→ Task requirements: Without including any images, repeat the data exactly.

▬▬▬▬▬▬▬▬▬▬

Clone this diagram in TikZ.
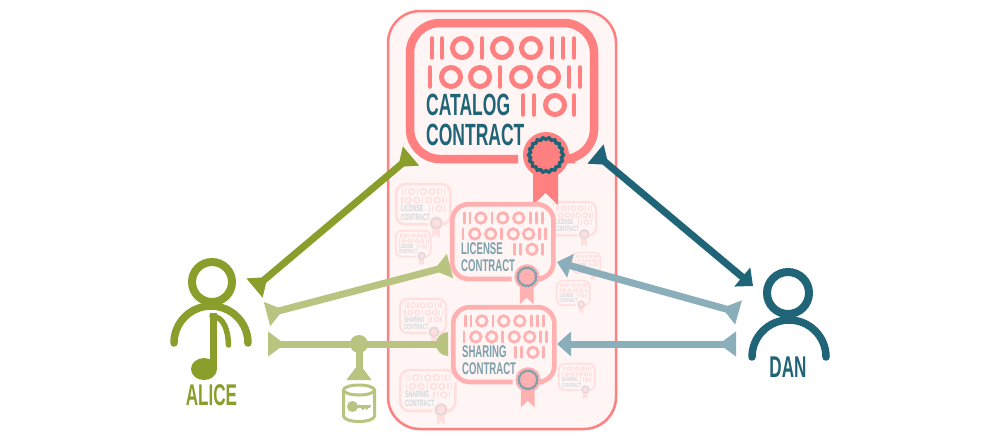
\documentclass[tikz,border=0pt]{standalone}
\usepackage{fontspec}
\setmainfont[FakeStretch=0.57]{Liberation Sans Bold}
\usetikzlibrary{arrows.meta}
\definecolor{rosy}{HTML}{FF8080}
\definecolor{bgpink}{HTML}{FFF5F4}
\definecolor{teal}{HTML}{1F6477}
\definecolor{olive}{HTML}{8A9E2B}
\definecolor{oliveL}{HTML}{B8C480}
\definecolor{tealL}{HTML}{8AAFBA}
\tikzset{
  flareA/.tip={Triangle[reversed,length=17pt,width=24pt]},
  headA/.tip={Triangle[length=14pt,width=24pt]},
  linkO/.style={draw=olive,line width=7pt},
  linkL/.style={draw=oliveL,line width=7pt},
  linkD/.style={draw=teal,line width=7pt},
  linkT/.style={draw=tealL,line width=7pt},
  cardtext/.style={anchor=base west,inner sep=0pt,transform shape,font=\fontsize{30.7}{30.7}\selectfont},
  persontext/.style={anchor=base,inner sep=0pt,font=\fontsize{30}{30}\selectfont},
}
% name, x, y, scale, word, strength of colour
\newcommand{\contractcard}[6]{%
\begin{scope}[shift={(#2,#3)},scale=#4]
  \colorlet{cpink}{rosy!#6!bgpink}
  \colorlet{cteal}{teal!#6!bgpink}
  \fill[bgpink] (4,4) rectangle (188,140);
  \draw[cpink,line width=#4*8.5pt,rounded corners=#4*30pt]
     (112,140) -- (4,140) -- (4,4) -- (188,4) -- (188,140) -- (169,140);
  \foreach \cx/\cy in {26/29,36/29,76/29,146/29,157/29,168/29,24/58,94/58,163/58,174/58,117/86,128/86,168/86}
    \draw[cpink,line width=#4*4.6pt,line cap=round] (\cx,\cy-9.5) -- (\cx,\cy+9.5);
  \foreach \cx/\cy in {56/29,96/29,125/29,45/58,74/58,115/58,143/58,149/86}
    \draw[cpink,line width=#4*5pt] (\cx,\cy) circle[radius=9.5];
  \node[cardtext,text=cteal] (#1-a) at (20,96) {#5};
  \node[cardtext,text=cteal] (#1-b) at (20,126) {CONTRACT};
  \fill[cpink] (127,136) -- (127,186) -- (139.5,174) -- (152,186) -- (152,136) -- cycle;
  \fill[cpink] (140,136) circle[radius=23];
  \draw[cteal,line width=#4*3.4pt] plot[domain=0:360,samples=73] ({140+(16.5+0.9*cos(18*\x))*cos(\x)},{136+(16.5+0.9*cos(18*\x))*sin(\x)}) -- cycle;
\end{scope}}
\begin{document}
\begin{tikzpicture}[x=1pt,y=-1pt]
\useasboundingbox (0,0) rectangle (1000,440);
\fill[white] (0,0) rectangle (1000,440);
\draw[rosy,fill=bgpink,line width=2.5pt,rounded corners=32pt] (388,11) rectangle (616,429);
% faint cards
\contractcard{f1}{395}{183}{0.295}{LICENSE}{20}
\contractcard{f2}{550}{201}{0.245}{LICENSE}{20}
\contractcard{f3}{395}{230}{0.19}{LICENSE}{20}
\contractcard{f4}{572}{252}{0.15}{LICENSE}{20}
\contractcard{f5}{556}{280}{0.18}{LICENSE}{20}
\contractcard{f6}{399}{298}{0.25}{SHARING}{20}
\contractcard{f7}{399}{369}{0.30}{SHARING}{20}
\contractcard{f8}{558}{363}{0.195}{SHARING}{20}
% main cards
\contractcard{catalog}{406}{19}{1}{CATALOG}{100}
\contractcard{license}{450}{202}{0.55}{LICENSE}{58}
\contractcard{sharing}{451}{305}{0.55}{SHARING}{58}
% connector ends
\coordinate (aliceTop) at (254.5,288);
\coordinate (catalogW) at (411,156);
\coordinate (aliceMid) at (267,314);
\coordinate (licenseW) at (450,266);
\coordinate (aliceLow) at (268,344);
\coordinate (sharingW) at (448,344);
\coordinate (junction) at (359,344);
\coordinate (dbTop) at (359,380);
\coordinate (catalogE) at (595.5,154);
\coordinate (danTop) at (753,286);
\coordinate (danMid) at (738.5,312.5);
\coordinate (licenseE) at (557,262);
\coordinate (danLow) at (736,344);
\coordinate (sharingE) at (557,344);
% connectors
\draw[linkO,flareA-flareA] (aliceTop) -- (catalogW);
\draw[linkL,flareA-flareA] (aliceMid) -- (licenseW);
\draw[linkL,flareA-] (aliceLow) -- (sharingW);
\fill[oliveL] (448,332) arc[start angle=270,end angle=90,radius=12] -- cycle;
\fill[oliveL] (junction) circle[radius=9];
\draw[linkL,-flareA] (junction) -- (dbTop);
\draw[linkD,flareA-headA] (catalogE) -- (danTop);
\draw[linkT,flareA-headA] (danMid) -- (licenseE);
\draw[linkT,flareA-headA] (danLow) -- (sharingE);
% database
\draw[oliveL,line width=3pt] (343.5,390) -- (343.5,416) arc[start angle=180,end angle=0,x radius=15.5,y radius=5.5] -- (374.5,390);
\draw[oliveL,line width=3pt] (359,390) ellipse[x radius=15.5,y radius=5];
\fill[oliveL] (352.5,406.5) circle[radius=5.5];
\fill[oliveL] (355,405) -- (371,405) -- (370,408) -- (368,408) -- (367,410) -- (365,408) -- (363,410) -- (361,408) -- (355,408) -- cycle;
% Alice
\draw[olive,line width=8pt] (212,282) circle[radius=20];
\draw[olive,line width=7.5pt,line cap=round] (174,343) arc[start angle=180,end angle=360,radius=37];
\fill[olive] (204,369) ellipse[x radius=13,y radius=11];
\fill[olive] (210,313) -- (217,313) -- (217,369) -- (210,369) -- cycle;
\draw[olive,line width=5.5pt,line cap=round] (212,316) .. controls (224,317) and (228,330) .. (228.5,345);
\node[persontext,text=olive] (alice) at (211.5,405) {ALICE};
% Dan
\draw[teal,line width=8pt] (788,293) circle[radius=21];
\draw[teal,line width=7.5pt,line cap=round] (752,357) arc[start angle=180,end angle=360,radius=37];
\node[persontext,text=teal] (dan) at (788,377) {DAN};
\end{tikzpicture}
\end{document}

▬▬▬▬▬▬▬▬▬▬

→ Full response:
Clone this diagram in TikZ.
\documentclass[tikz,border=0pt]{standalone}
\usepackage{fontspec}
\setmainfont[FakeStretch=0.57]{Liberation Sans Bold}
\usetikzlibrary{arrows.meta}
\definecolor{rosy}{HTML}{FF8080}
\definecolor{bgpink}{HTML}{FFF5F4}
\definecolor{teal}{HTML}{1F6477}
\definecolor{olive}{HTML}{8A9E2B}
\definecolor{oliveL}{HTML}{B8C480}
\definecolor{tealL}{HTML}{8AAFBA}
\tikzset{
  flareA/.tip={Triangle[reversed,length=17pt,width=24pt]},
  headA/.tip={Triangle[length=14pt,width=24pt]},
  linkO/.style={draw=olive,line width=7pt},
  linkL/.style={draw=oliveL,line width=7pt},
  linkD/.style={draw=teal,line width=7pt},
  linkT/.style={draw=tealL,line width=7pt},
  cardtext/.style={anchor=base west,inner sep=0pt,transform shape,font=\fontsize{30.7}{30.7}\selectfont},
  persontext/.style={anchor=base,inner sep=0pt,font=\fontsize{30}{30}\selectfont},
}
% name, x, y, scale, word, strength of colour
\newcommand{\contractcard}[6]{%
\begin{scope}[shift={(#2,#3)},scale=#4]
  \colorlet{cpink}{rosy!#6!bgpink}
  \colorlet{cteal}{teal!#6!bgpink}
  \fill[bgpink] (4,4) rectangle (188,140);
  \draw[cpink,line width=#4*8.5pt,rounded corners=#4*30pt]
     (112,140) -- (4,140) -- (4,4) -- (188,4) -- (188,140) -- (169,140);
  \foreach \cx/\cy in {26/29,36/29,76/29,146/29,157/29,168/29,24/58,94/58,163/58,174/58,117/86,128/86,168/86}
    \draw[cpink,line width=#4*4.6pt,line cap=round] (\cx,\cy-9.5) -- (\cx,\cy+9.5);
  \foreach \cx/\cy in {56/29,96/29,125/29,45/58,74/58,115/58,143/58,149/86}
    \draw[cpink,line width=#4*5pt] (\cx,\cy) circle[radius=9.5];
  \node[cardtext,text=cteal] (#1-a) at (20,96) {#5};
  \node[cardtext,text=cteal] (#1-b) at (20,126) {CONTRACT};
  \fill[cpink] (127,136) -- (127,186) -- (139.5,174) -- (152,186) -- (152,136) -- cycle;
  \fill[cpink] (140,136) circle[radius=23];
  \draw[cteal,line width=#4*3.4pt] plot[domain=0:360,samples=73] ({140+(16.5+0.9*cos(18*\x))*cos(\x)},{136+(16.5+0.9*cos(18*\x))*sin(\x)}) -- cycle;
\end{scope}}
\begin{document}
\begin{tikzpicture}[x=1pt,y=-1pt]
\useasboundingbox (0,0) rectangle (1000,440);
\fill[white] (0,0) rectangle (1000,440);
\draw[rosy,fill=bgpink,line width=2.5pt,rounded corners=32pt] (388,11) rectangle (616,429);
% faint cards
\contractcard{f1}{395}{183}{0.295}{LICENSE}{20}
\contractcard{f2}{550}{201}{0.245}{LICENSE}{20}
\contractcard{f3}{395}{230}{0.19}{LICENSE}{20}
\contractcard{f4}{572}{252}{0.15}{LICENSE}{20}
\contractcard{f5}{556}{280}{0.18}{LICENSE}{20}
\contractcard{f6}{399}{298}{0.25}{SHARING}{20}
\contractcard{f7}{399}{369}{0.30}{SHARING}{20}
\contractcard{f8}{558}{363}{0.195}{SHARING}{20}
% main cards
\contractcard{catalog}{406}{19}{1}{CATALOG}{100}
\contractcard{license}{450}{202}{0.55}{LICENSE}{58}
\contractcard{sharing}{451}{305}{0.55}{SHARING}{58}
% connector ends
\coordinate (aliceTop) at (254.5,288);
\coordinate (catalogW) at (411,156);
\coordinate (aliceMid) at (267,314);
\coordinate (licenseW) at (450,266);
\coordinate (aliceLow) at (268,344);
\coordinate (sharingW) at (448,344);
\coordinate (junction) at (359,344);
\coordinate (dbTop) at (359,380);
\coordinate (catalogE) at (595.5,154);
\coordinate (danTop) at (753,286);
\coordinate (danMid) at (738.5,312.5);
\coordinate (licenseE) at (557,262);
\coordinate (danLow) at (736,344);
\coordinate (sharingE) at (557,344);
% connectors
\draw[linkO,flareA-flareA] (aliceTop) -- (catalogW);
\draw[linkL,flareA-flareA] (aliceMid) -- (licenseW);
\draw[linkL,flareA-] (aliceLow) -- (sharingW);
\fill[oliveL] (448,332) arc[start angle=270,end angle=90,radius=12] -- cycle;
\fill[oliveL] (junction) circle[radius=9];
\draw[linkL,-flareA] (junction) -- (dbTop);
\draw[linkD,flareA-headA] (catalogE) -- (danTop);
\draw[linkT,flareA-headA] (danMid) -- (licenseE);
\draw[linkT,flareA-headA] (danLow) -- (sharingE);
% database
\draw[oliveL,line width=3pt] (343.5,390) -- (343.5,416) arc[start angle=180,end angle=0,x radius=15.5,y radius=5.5] -- (374.5,390);
\draw[oliveL,line width=3pt] (359,390) ellipse[x radius=15.5,y radius=5];
\fill[oliveL] (352.5,406.5) circle[radius=5.5];
\fill[oliveL] (355,405) -- (371,405) -- (370,408) -- (368,408) -- (367,410) -- (365,408) -- (363,410) -- (361,408) -- (355,408) -- cycle;
% Alice
\draw[olive,line width=8pt] (212,282) circle[radius=20];
\draw[olive,line width=7.5pt,line cap=round] (174,343) arc[start angle=180,end angle=360,radius=37];
\fill[olive] (204,369) ellipse[x radius=13,y radius=11];
\fill[olive] (210,313) -- (217,313) -- (217,369) -- (210,369) -- cycle;
\draw[olive,line width=5.5pt,line cap=round] (212,316) .. controls (224,317) and (228,330) .. (228.5,345);
\node[persontext,text=olive] (alice) at (211.5,405) {ALICE};
% Dan
\draw[teal,line width=8pt] (788,293) circle[radius=21];
\draw[teal,line width=7.5pt,line cap=round] (752,357) arc[start angle=180,end angle=360,radius=37];
\node[persontext,text=teal] (dan) at (788,377) {DAN};
\end{tikzpicture}
\end{document}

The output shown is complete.